Hierbei erfordern das Rechtsstaatsprinzip und das daraus folgende Gebot effektiven Rechtsschutzes, dass materiell-rechtliche Ansprüche effektiv, auch mithilfe der Zwangsvollstreckung, durchgesetzt werden können. Deshalb ist das Vollstreckungsgericht nicht von vornherein der Notwendigkeit enthoben, selbst eine möglicherweise schwierige Klärung der Frage herbeizuführen, ob die aus einem Titel folgende Verpflichtung erfüllt wurde (BAG, Beschluss v. 31.5.2012, 3 AZB 29/12, Rn. 16, juris; BAG, Beschluss v. 9.9.2011, 3 AZB 35/11, Rn. 14, juris). D.h. Vollstreckungstitel müssen so eindeutig wie möglich sein, es rechtfertigt aber nicht jeder verbleibende noch so geringe Spielraum die Annahme fehlender Vollstreckungsfähigkeit (LAG Berlin-Brandenburg, BB 2018, 1331). Die Verpflichtung des Vermieters im Räumungsvergleich, er werde Umzugskosten des Mieters bis zu einer bestimmten Höhe übernehmen, ist dahin auszulegen, dass der Vermieter nach Vorlage der Rechnung den Betrag zahlen muss. Ein solcher Vergleich ist tauglicher Vollstreckungstitel (LG Hamburg, ZMR 2015, 905). Der Verzicht auf einen Räumungsschutzantrag nach § 794a ZPO in einem Räumungsvergleich macht den Prozessvergleich nicht sittenwidrig und damit nichtig, sofern mit diesem Verzicht nicht auch der Verzicht auf Vollstreckungsschutz nach § 765a ZPO verbunden ist (AG Kitzingen, Urteil v. 21.1.2015, 3 C 837/12, juris).
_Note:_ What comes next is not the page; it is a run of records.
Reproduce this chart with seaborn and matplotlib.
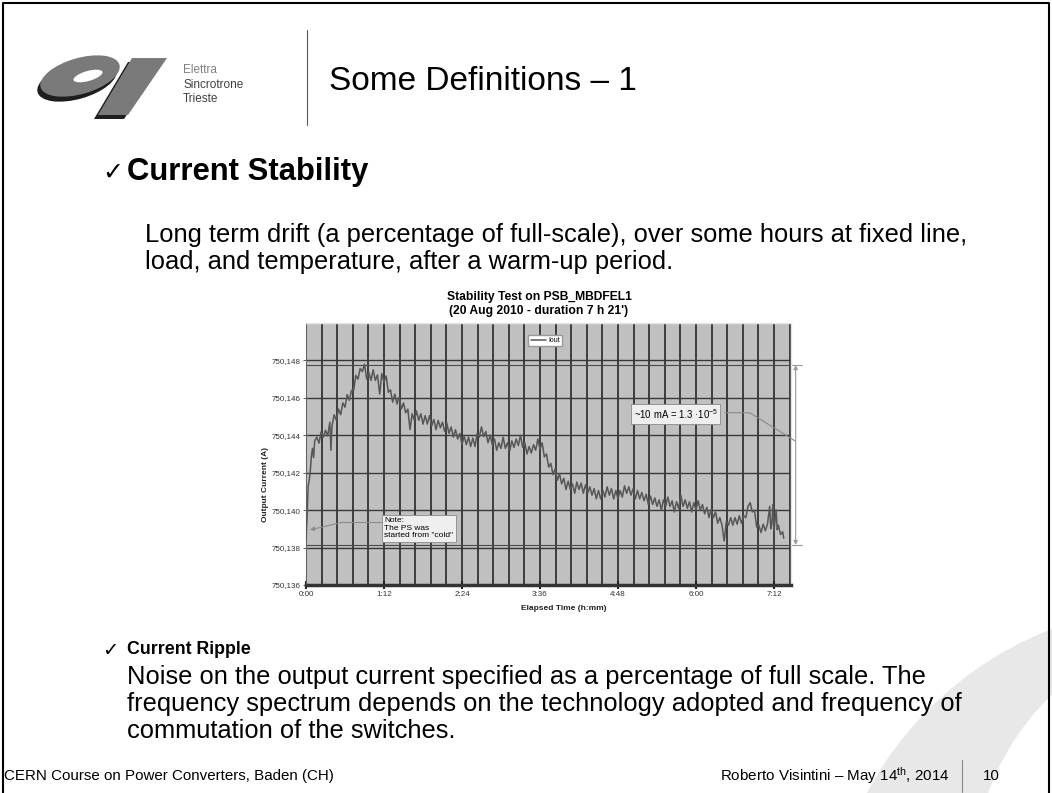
import matplotlib
matplotlib.use("Agg")
import pandas as pd
import matplotlib.pyplot as plt
import seaborn as sns
from matplotlib.patches import Ellipse, Polygon, Circle
from matplotlib.ticker import MultipleLocator, FixedLocator

# --- data (elapsed minutes, output current in A) ---
elapsed_min = [
    0, 1, 2, 3, 4, 5, 6, 7, 8, 10,
    12, 14, 16, 18, 20, 22, 23, 24, 26, 28,
    30, 32, 34, 36, 38, 40, 42, 44, 46, 48,
    50, 52, 54, 56, 58, 60, 62, 64, 66, 68,
    70, 72, 74, 76, 78, 80, 82, 84, 86, 88,
    90, 92, 94, 96, 98, 100, 102, 104, 106, 108,
    110, 112, 114, 116, 118, 120, 122, 124, 126, 128,
    130, 132, 134, 136, 138, 140, 142, 144, 146, 148,
    150, 152, 154, 156, 158, 160, 162, 164, 166, 168,
    170, 172, 174, 176, 178, 180, 182, 184, 186, 188,
    190, 192, 194, 196, 198, 200, 202, 204, 206, 208,
    210, 212, 214, 216, 218, 220, 222, 224, 226, 228,
    230, 232, 234, 236, 238, 240, 242, 244, 246, 248,
    250, 252, 254, 256, 258, 260, 262, 264, 266, 268,
    270, 272, 274, 276, 278, 280, 282, 284, 286, 288,
    290, 292, 294, 296, 298, 300, 302, 304, 306, 308,
    310, 312, 314, 316, 318, 320, 322, 324, 326, 328,
    330, 332, 334, 336, 338, 340, 342, 344, 346, 348,
    350, 352, 354, 356, 358, 360, 362, 364, 366, 368,
    370, 372, 374, 376, 378, 380, 382, 384, 386, 388,
    390, 392, 394, 396, 398, 400, 402, 404, 406, 408,
    410, 412, 414, 416, 418, 420, 422, 424, 426,
    428, 429, 430, 431, 432, 434, 435, 436, 438, 440, 441,
]
iout_a = [
    750.13840, 750.13960, 750.14130, 750.14160, 750.14210, 750.14290, 750.14330, 750.14280, 750.14370, 750.14390,
    750.14358, 750.14420, 750.14390, 750.14427, 750.14397, 750.14470, 750.14320, 750.14450, 750.14510, 750.14480,
    750.14540, 750.14510, 750.14573, 750.14550, 750.14617, 750.14587, 750.14640, 750.14640, 750.14720, 750.14700,
    750.14757, 750.14740, 750.14780, 750.14700, 750.14737, 750.14693, 750.14750, 750.14693, 750.14723, 750.14620,
    750.14730, 750.14683, 750.14717, 750.14630, 750.14643, 750.14577, 750.14620, 750.14567, 750.14603, 750.14540,
    750.14573, 750.14520, 750.14540, 750.14430, 750.14515, 750.14480, 750.14530, 750.14480, 750.14515, 750.14460,
    750.14505, 750.14460, 750.14505, 750.14450, 750.14485, 750.14430, 750.14480, 750.14440, 750.14470, 750.14420,
    750.14465, 750.14410, 750.14445, 750.14390, 750.14430, 750.14380, 750.14410, 750.14350, 750.14395, 750.14350,
    750.14390, 750.14340, 750.14385, 750.14340, 750.14410, 750.14390, 750.14445, 750.14393, 750.14420, 750.14360,
    750.14400, 750.14350, 750.14380, 750.14320, 750.14360, 750.14330, 750.14390, 750.14330, 750.14360, 750.14315,
    750.14370, 750.14335, 750.14380, 750.14345, 750.14400, 750.14335, 750.14360, 750.14300, 750.14340, 750.14305,
    750.14350, 750.14320, 750.14380, 750.14325, 750.14360, 750.14285, 750.14300, 750.14230, 750.14250, 750.14190,
    750.14220, 750.14160, 750.14195, 750.14140, 750.14170, 750.14110, 750.14155, 750.14110, 750.14140, 750.14090,
    750.14150, 750.14110, 750.14145, 750.14090, 750.14135, 750.14090, 750.14125, 750.14080, 750.14115, 750.14060,
    750.14105, 750.14060, 750.14105, 750.14070, 750.14125, 750.14080, 750.14115, 750.14060, 750.14105, 750.14060,
    750.14105, 750.14070, 750.14130, 750.14090, 750.14125, 750.14080, 750.14115, 750.14060, 750.14105, 750.14060,
    750.14095, 750.14050, 750.14085, 750.14030, 750.14075, 750.14030, 750.14065, 750.14020, 750.14055, 750.14000,
    750.14055, 750.14020, 750.14070, 750.14020, 750.14050, 750.13990, 750.14045, 750.14010, 750.14080, 750.14020,
    750.14055, 750.14010, 750.14045, 750.13990, 750.14040, 750.14000, 750.14050, 750.14000, 750.14030, 750.13980,
    750.14015, 750.13960, 750.14005, 750.13960, 750.13990, 750.13930, 750.13960, 750.13920, 750.13835, 750.13940,
    750.13920, 750.13960, 750.13920, 750.13960, 750.13925, 750.13970, 750.13930, 750.13970, 750.13960, 750.14020,
    750.14040, 750.13990, 750.14000, 750.13910, 750.13920, 750.13880, 750.13925, 750.13890, 750.13925,
    750.14020, 750.13900, 750.13925, 750.14030, 750.13890, 750.14000, 750.13895, 750.13920, 750.13870, 750.13885, 750.13850,
]

x_ticks_min = [0, 72, 144, 216, 288, 360, 432]
x_tick_labels = ["0:00", "1:12", "2:24", "3:36", "4:48", "6:00", "7:12"]
y_ticks_a = [750.136, 750.138, 750.140, 750.142, 750.144, 750.146, 750.148]
y_tick_labels = ["750,136", "750,138", "750,140", "750,142", "750,144", "750,146", "750,148"]
band_top_a = 750.14775      # ~10 mA band marked on the chart
band_bottom_a = 750.13814

df = pd.DataFrame({"elapsed": elapsed_min, "Iout": iout_a})

sns.set_theme(style="white")
plt.rcParams["font.family"] = ["Liberation Sans", "DejaVu Sans"]
plt.rcParams["text.color"] = "black"
plt.rcParams["mathtext.fontset"] = "custom"
plt.rcParams["mathtext.rm"] = "Liberation Sans"
plt.rcParams["mathtext.it"] = "Liberation Sans:italic"
plt.rcParams["mathtext.bf"] = "Liberation Sans:bold"

fig = plt.figure(figsize=(10.52, 7.93), dpi=100)

# slide background layer in pixel units
bg = fig.add_axes([0, 0, 1, 1])
bg.set_xlim(0, 1052)
bg.set_ylim(793, 0)
bg.axis("off")

# pale ring in the bottom right corner
bg.add_patch(Circle((1180, 960), 355, color="#e8e8e8", lw=0, zorder=0))
bg.add_patch(Circle((1230, 880), 257, color="white", lw=0, zorder=0.5))
bg.plot([3, 3, 1049, 1049], [800, 3, 3, 800], color="black", lw=1.5, zorder=1)

# Elettra logo
shadow, grey = "#1e1e1e", "#7a7a7a"
bg.add_patch(Ellipse((77, 81), 82, 36, angle=-16, color=shadow, lw=0, zorder=2))
bg.add_patch(Polygon([(128, 62), (162, 62), (124, 119), (94, 119)], color=shadow, lw=0, zorder=2))
bg.add_patch(Ellipse((80, 76), 82, 36, angle=-16, color=grey, lw=0, zorder=3))
bg.add_patch(Polygon([(132, 58), (167, 58), (128, 115), (98, 115)], color=grey, lw=0, zorder=3))
bg.add_patch(Ellipse((88, 76), 30, 10, angle=-16, color="white", lw=0, zorder=4))
bg.text(183, 70, "Elettra", fontsize=8.5, color="#808080", va="center")
bg.text(183, 85, "Sincrotrone", fontsize=8.5, color="#404040", va="center")
bg.text(183, 99, "Trieste", fontsize=8.5, color="#404040", va="center")
bg.plot([307, 307], [30, 125], color="#555555", lw=0.8)
bg.text(329, 82, "Some Definitions – 1", fontsize=24, va="center")

# Current stability bullet
bg.text(102, 173, "✓", fontsize=18, family="DejaVu Sans", va="center")
bg.text(127, 172, "Current Stability", fontsize=22.3, fontweight="bold", va="center")
bg.text(145, 235, "Long term drift (a percentage of full-scale), over some hours at fixed line,",
        fontsize=18.4, va="center")
bg.text(145, 262, "load, and temperature, after a warm-up period.", fontsize=18.4, va="center")

# Current ripple bullet
bg.text(102, 650, "✓", fontsize=14, family="DejaVu Sans", va="center")
bg.text(127, 650, "Current Ripple", fontsize=12.8, fontweight="bold", va="center")
bg.text(127, 677, "Noise on the output current specified as a percentage of full scale. The",
        fontsize=18.4, va="center")
bg.text(127, 704, "frequency spectrum depends on the technology adopted and frequency of",
        fontsize=18.4, va="center")
bg.text(127, 731, "commutation of the switches.", fontsize=18.4, va="center")

# footer
bg.text(4, 776, "CERN Course on Power Converters, Baden (CH)", fontsize=10.9, va="center")
bg.text(950, 776, "Roberto Visintini – May 14$^{\\mathrm{th}}$, 2014", fontsize=10.9, va="center", ha="right")
bg.plot([962, 962], [760, 792], color="#888888", lw=0.8)
bg.text(983, 776, "10", fontsize=10.9, va="center")

# chart title
bg.text(539, 297, "Stability Test on PSB_MBDFEL1", fontsize=8.75, fontweight="bold", ha="center", va="center")
bg.text(539, 311, "(20 Aug 2010 - duration 7 h 21')", fontsize=8.75, fontweight="bold", ha="center", va="center")

# --- the chart ---
ax = fig.add_axes([306 / 1052, 1 - 585 / 793, 485 / 1052, 262 / 793])
ax.set_zorder(3)
ax.set_facecolor("#c0c0c0")
sns.lineplot(data=df, x="elapsed", y="Iout", ax=ax, color="#575757", lw=1.1,
             estimator=None, label="Iout", zorder=3)
ax.set_xlim(0, 447.7)
ax.set_ylim(750.136, 750.150)

ax.xaxis.set_major_locator(FixedLocator(x_ticks_min))
ax.set_xticklabels(x_tick_labels)
ax.xaxis.set_minor_locator(MultipleLocator(14.4))
ax.set_yticks(y_ticks_a)
ax.set_yticklabels(y_tick_labels)
ax.set_axisbelow(True)
ax.grid(which="both", axis="x", color="#333333", lw=1.3)
ax.grid(which="major", axis="y", color="#383838", lw=1.0)

ax.tick_params(axis="x", which="major", direction="inout", length=6, width=1.5, color="#222222",
               labelsize=5.8, labelcolor="#333333", pad=1.5, bottom=True)
ax.tick_params(axis="x", which="minor", length=0)
ax.tick_params(axis="y", direction="inout", length=4, width=0.6, color="#444444",
               labelsize=5.8, labelcolor="#333333", pad=2, left=True)
for side in ["top", "right"]:
    ax.spines[side].set_color("#e6e6e6")
    ax.spines[side].set_linewidth(1)
ax.spines["left"].set_color("#666666")
ax.spines["left"].set_linewidth(0.8)
ax.spines["bottom"].set_color("#333333")
ax.spines["bottom"].set_linewidth(2.5)

ax.set_xlabel("Elapsed Time (h:mm)", fontsize=6, fontweight="bold", color="#222222")
ax.set_ylabel("Output Current (A)", fontsize=6, fontweight="bold", color="#222222")
ax.xaxis.set_label_coords(0.532, -0.076)
ax.yaxis.set_label_coords(-0.076, 0.385)

ax.legend(loc="upper center", bbox_to_anchor=(0.493, 0.967), fontsize=5, frameon=True,
          fancybox=False, edgecolor="#999999", framealpha=1, handlelength=2.2,
          borderpad=0.3, handletextpad=0.3)

# ~10 mA band markers
for level in [band_top_a, band_bottom_a]:
    ax.plot([0, 447.7], [level, level], color="#4a4a4a", lw=0.8, zorder=2)
    ax.plot([447.7, 457.6], [level, level], color="#9a9a9a", lw=0.8, clip_on=False)
ax.annotate("", xy=(452, band_top_a), xytext=(452, band_bottom_a),
            arrowprops=dict(arrowstyle="<|-|>", color="#9a9a9a", lw=0.8, mutation_scale=6,
                            shrinkA=0, shrinkB=0), annotation_clip=False)
ax.plot([386.8, 409.8, 452], [750.14521, 750.1452, 750.14368], color="#8a8a8a", lw=0.8,
        clip_on=False, zorder=4)
ax.text(302.5, 750.14513, "~10 mA = 1.3 ·10$^{-5}$", fontsize=6.9, va="center", ha="left", zorder=5,
        bbox=dict(boxstyle="square,pad=0.3", fc="#efefef", ec="#8a8a8a", lw=0.6))

# note about the cold start
ax.plot([34.4, 69.9], [750.13936, 750.13936], color="#8a8a8a", lw=0.8, zorder=4)
ax.annotate("", xy=(3.7, 750.13895), xytext=(34.4, 750.13936),
            arrowprops=dict(arrowstyle="-|>", color="#8a8a8a", lw=0.8, mutation_scale=6,
                            shrinkA=0, shrinkB=0))
ax.text(72.3, 750.13962, "Note:\nThe PS was\nstarted from \"cold\"", fontsize=6, va="top", ha="left",
        linespacing=1.1, zorder=5,
        bbox=dict(boxstyle="square,pad=0.3", fc="#efefef", ec="#8a8a8a", lw=0.6))

fig.savefig("out.png", dpi=100)
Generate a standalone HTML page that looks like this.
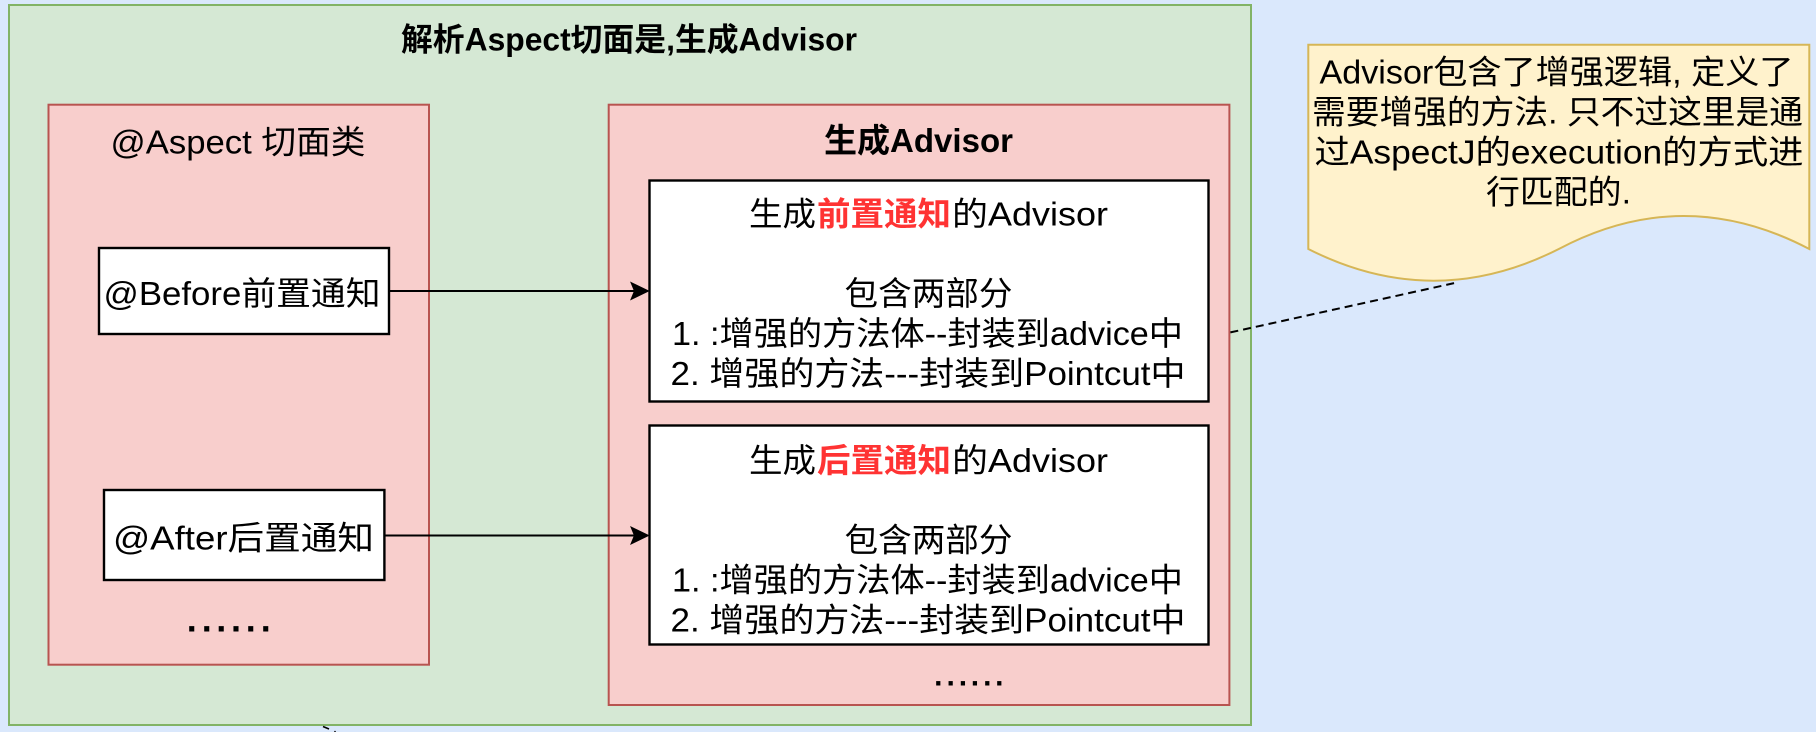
<!DOCTYPE html>
<html>
<head>
<meta charset="utf-8">
<style>
  html, body { margin: 0; padding: 0; background: #dae8fc; }
  svg { display: block; }
  text { font-family: "Liberation Sans", "Noto Sans CJK SC", sans-serif; fill: #000; }
  .b { font-weight: bold; }
  .red { fill: #ff3333; font-weight: bold; }
</style>
</head>
<body>
<svg width="1816" height="732" viewBox="0 0 1816 732" xmlns="http://www.w3.org/2000/svg">
  <rect x="0" y="0" width="1816" height="732" fill="#dae8fc"/>

  <!-- outer green container -->
  <rect x="9" y="5" width="1242" height="720" fill="#d5e8d4" stroke="#82b366" stroke-width="2"/>
  <text class="b" x="401" y="50.5" font-size="32" textLength="456" lengthAdjust="spacingAndGlyphs">解析Aspect切面是,生成Advisor</text>

  <!-- left pink -->
  <rect x="48.5" y="104.7" width="380.5" height="560" fill="#f8cecc" stroke="#b85450" stroke-width="2"/>
  <text x="110.5" y="153.7" font-size="33" textLength="255" lengthAdjust="spacingAndGlyphs">@Aspect 切面类</text>

  <!-- Before box -->
  <rect x="99" y="248" width="290" height="86" fill="#ffffff" stroke="#000" stroke-width="2.4"/>
  <text x="103.5" y="305" font-size="33" textLength="277" lengthAdjust="spacingAndGlyphs">@Before前置通知</text>

  <!-- After box -->
  <rect x="104" y="490" width="280.4" height="90" fill="#ffffff" stroke="#000" stroke-width="2.4"/>
  <text x="113" y="549.7" font-size="33" textLength="261" lengthAdjust="spacingAndGlyphs">@After后置通知</text>

  <!-- left dots -->
  <text class="b" font-size="36" y="631.6" x="186.7 201.7 216.3 231 245.7 260.7">......</text>

  <!-- right pink -->
  <rect x="608.7" y="104.7" width="620.7" height="600.3" fill="#f8cecc" stroke="#b85450" stroke-width="2"/>
  <text class="b" x="824" y="152" font-size="33" textLength="189" lengthAdjust="spacingAndGlyphs">生成Advisor</text>

  <!-- white box 1 -->
  <rect x="649.5" y="180.5" width="559" height="221" fill="#ffffff" stroke="#000" stroke-width="2.4"/>
  <text x="749" y="225.3" font-size="33" textLength="67" lengthAdjust="spacingAndGlyphs">生成</text>
  <text class="red" x="817" y="225.3" font-size="33" textLength="134" lengthAdjust="spacingAndGlyphs">前置通知</text>
  <text x="952" y="225.3" font-size="33" textLength="156" lengthAdjust="spacingAndGlyphs">的Advisor</text>
  <text x="844.5" y="305" font-size="33" textLength="168" lengthAdjust="spacingAndGlyphs">包含两部分</text>
  <text x="672" y="345" font-size="33" textLength="511" lengthAdjust="spacingAndGlyphs">1. :增强的方法体--封装到advice中</text>
  <text x="670.5" y="385" font-size="33" textLength="515" lengthAdjust="spacingAndGlyphs">2. 增强的方法---封装到Pointcut中</text>

  <!-- white box 2 -->
  <rect x="649.5" y="425.5" width="559" height="219" fill="#ffffff" stroke="#000" stroke-width="2.4"/>
  <text x="749" y="472" font-size="33" textLength="67" lengthAdjust="spacingAndGlyphs">生成</text>
  <text class="red" x="817" y="472" font-size="33" textLength="134" lengthAdjust="spacingAndGlyphs">后置通知</text>
  <text x="952" y="472" font-size="33" textLength="156" lengthAdjust="spacingAndGlyphs">的Advisor</text>
  <text x="844.5" y="551.7" font-size="33" textLength="168" lengthAdjust="spacingAndGlyphs">包含两部分</text>
  <text x="672" y="591.7" font-size="33" textLength="511" lengthAdjust="spacingAndGlyphs">1. :增强的方法体--封装到advice中</text>
  <text x="670.5" y="631.7" font-size="33" textLength="515" lengthAdjust="spacingAndGlyphs">2. 增强的方法---封装到Pointcut中</text>

  <!-- right dots -->
  <text class="b" font-size="30" y="685.3" x="934.1 946.5 958.8 970.8 983.1 995.1">......</text>

  <!-- arrows -->
  <line x1="389.4" y1="291" x2="636" y2="291" stroke="#000" stroke-width="2"/>
  <polygon points="648.5,291 631,282.5 634.5,291 631,299.5" fill="#000" stroke="#000" stroke-width="1"/>
  <line x1="384.4" y1="535.5" x2="636" y2="535.5" stroke="#000" stroke-width="2"/>
  <polygon points="648.5,535.5 631,527 634.5,535.5 631,544" fill="#000" stroke="#000" stroke-width="1"/>

  <!-- note -->
  <path d="M1308.3,44.7 L1809.3,44.7 L1809.3,249 Q1683.5,183 1558.8,249 Q1433.5,312.4 1308.3,249 Z" fill="#fff2cc" stroke="#d6b656" stroke-width="2"/>
  <text x="1319.5" y="83.7" font-size="33" textLength="474" lengthAdjust="spacingAndGlyphs">Advisor包含了增强逻辑, 定义了</text>
  <text x="1312" y="123.7" font-size="33" textLength="491" lengthAdjust="spacingAndGlyphs">需要增强的方法. 只不过这里是通</text>
  <text x="1314.5" y="163.7" font-size="33" textLength="489" lengthAdjust="spacingAndGlyphs">过AspectJ的execution的方式进</text>
  <text x="1486" y="203.7" font-size="33" textLength="145" lengthAdjust="spacingAndGlyphs">行匹配的.</text>

  <!-- dashed connector -->
  <line x1="1230.4" y1="332.4" x2="1457" y2="282.5" stroke="#000" stroke-width="2" stroke-dasharray="8 5"/>

  <!-- small mark at bottom -->
  <line x1="323" y1="726.5" x2="329" y2="729" stroke="#000" stroke-width="1.6"/>
  <circle cx="335" cy="731.5" r="0.8" fill="#000"/>
</svg>
</body>
</html>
Regelungen, die ein freiwilliges Entgegenkommen der einen Partei darstellen, um die andere Partei dazu zu bewegen, den Vergleich abzuschließen und den bestehenden Rechtsstreit aus der Welt zu schaffen, erhöhen den Gegenstandswert des Vergleichs nicht (AG Hamburg, AGS 2016, 523; OLG Karlsruhe, NJW-RR 2009, 444).